# Penn jigmaster 500 rod recommendation



## thereelguy850 (Jun 10, 2013)

Got a very nice Penn jigmaster 500 and need to find a rod for it.any recommendations?


----------



## DANTheJDMan (Feb 5, 2015)

thereelguy850 said:


> Got a very nice Penn jigmaster 500 and need to find a rod for it.any recommendations?


That really depends what your going to do with it. 

Are you going to cast it off the beach. This is on the surf fishing sections so I assume your casting it?????????????

I got my first surf rod with a 500 Jigmaster on it.
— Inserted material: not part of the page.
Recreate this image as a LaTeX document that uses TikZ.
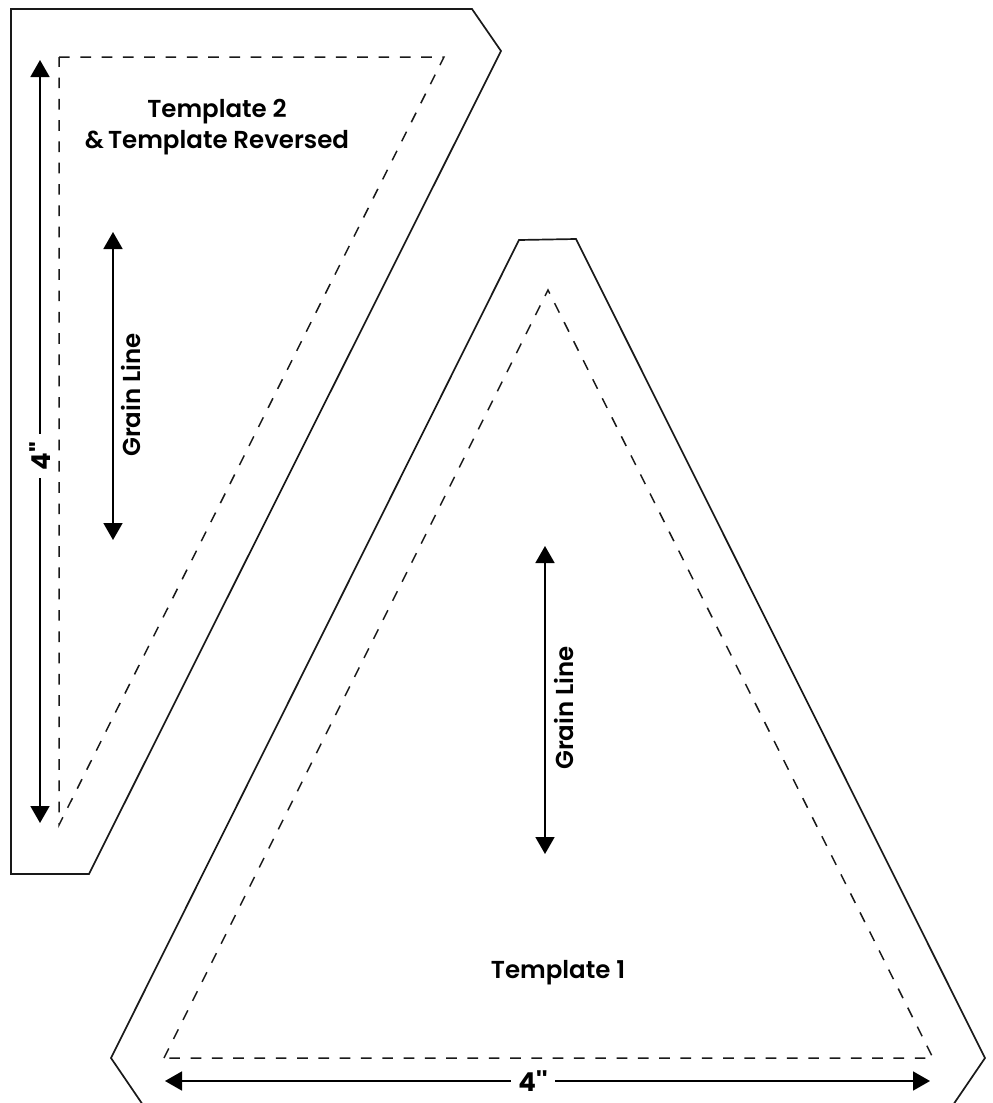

It is an 11'3" Diawa Sealine Surf 8-10 

One thing is, if you learn to cast that SOB you can cast anything.

I have 2 Jigmasters one for a backup............
If you lived in NC you could use them to pin rig off a pier of kings. The east coast boys do it that way. The gulf piers frown on it. You could use a short standup boat rod for that. 
I don't cast it much anymore,
I am sort of a Tackle Hoe now and got a couple lot nicer surf set ups with magged reels and nice light rods. I only buy used rods well sometimes I buy a new one. But not more than $200.
The jigmasters and the Sealine surf have just been sitting around collecting dust. 
Good luck


----------